For more complex scraping scenarios involving form interactions and session management, you might also want to explore how to handle form submissions during web scraping.
Common Pitfalls and Solutions
Handling Special Characters
<?php
// Escape special characters in attribute values
function escapeAttributeValue($value) {
return str_replace(['"', "'"], ['\"', "\'"], $value);
}
// Safe attribute search
$searchTerm = 'Product "Special Edition"';
$selector = '[title="' . escapeAttributeValue($searchTerm) . '"]';
$elements = $html->find($selector);
?>
Memory Management
<?php
// Clean up DOM objects to prevent memory leaks
function processLargeHtml($url) {
$html = file_get_html($url);
try {
$results = [];
$elements = $html->find('[data-item]');
foreach ($elements as $element) {
$results[] = extractDataFromElement($element);
}
return $results;
} finally {
// Always clean up
if ($html) {
$html->clear();
unset($html);
}
}
}
?>
Conclusion
Finding elements by attribute value using Simple HTML DOM provides powerful capabilities for PHP-based web scraping projects.
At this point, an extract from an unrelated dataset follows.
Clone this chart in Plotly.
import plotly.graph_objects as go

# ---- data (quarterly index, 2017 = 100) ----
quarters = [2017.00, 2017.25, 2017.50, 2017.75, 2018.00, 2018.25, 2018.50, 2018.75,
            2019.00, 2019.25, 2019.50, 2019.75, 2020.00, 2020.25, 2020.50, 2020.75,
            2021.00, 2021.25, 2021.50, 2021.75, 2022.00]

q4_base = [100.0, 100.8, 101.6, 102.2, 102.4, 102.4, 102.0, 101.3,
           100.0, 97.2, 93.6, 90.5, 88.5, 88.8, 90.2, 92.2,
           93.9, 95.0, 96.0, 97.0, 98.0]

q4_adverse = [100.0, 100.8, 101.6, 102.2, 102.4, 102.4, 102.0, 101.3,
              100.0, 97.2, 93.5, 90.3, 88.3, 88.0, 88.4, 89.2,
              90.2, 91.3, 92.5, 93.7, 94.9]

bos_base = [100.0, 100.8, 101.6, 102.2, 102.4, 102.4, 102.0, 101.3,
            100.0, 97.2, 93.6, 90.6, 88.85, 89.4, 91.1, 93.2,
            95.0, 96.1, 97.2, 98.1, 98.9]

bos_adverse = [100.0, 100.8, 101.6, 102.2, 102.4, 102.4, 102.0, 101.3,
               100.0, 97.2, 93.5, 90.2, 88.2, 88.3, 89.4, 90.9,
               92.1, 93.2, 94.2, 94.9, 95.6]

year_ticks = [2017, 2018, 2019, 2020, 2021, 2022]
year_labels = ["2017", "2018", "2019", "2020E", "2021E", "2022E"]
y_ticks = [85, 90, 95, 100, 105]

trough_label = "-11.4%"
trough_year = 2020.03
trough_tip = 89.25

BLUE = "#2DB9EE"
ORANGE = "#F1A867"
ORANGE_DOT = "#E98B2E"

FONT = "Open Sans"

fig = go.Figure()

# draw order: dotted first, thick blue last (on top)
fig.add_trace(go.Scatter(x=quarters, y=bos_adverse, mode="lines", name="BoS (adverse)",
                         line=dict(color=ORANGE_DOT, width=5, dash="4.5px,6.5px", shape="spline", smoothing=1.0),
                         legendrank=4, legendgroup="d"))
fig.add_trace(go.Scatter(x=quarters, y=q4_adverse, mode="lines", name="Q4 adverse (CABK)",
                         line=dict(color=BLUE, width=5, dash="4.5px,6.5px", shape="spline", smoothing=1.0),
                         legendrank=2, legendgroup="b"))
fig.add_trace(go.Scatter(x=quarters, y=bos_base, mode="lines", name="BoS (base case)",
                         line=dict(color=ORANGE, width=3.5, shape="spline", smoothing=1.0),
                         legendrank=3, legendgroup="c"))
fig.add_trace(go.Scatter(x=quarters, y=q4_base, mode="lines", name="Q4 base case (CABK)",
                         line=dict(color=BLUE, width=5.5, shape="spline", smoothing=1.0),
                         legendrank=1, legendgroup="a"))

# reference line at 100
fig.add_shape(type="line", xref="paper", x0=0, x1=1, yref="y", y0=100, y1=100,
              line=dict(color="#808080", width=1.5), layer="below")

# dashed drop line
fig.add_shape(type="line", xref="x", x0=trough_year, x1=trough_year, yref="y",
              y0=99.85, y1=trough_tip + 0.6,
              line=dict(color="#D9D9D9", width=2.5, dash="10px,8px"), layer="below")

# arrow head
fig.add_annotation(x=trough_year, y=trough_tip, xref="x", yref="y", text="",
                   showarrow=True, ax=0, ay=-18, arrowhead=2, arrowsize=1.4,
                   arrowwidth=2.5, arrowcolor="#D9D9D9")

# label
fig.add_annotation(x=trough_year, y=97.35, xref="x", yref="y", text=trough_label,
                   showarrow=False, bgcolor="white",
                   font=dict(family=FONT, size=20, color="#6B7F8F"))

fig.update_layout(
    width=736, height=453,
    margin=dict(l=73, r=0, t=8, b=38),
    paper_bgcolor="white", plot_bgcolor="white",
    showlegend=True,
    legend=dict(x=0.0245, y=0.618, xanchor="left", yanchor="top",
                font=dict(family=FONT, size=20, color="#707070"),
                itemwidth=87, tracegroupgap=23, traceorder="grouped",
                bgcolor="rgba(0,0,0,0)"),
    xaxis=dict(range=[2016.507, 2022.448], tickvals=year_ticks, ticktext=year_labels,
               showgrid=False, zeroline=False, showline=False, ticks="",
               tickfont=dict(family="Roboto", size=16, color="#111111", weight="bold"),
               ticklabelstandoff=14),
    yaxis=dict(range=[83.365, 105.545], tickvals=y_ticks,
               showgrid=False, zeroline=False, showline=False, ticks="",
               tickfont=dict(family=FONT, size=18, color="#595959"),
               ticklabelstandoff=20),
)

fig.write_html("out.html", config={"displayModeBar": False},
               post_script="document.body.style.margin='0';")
By mastering the various selector syntaxes and combining them with proper error handling and optimization techniques, you can build robust scraping solutions that effectively extract data from complex HTML structures.
Remember to always respect websites' robots.txt files and terms of service when implementing web scraping solutions, and consider rate limiting to avoid overwhelming target servers.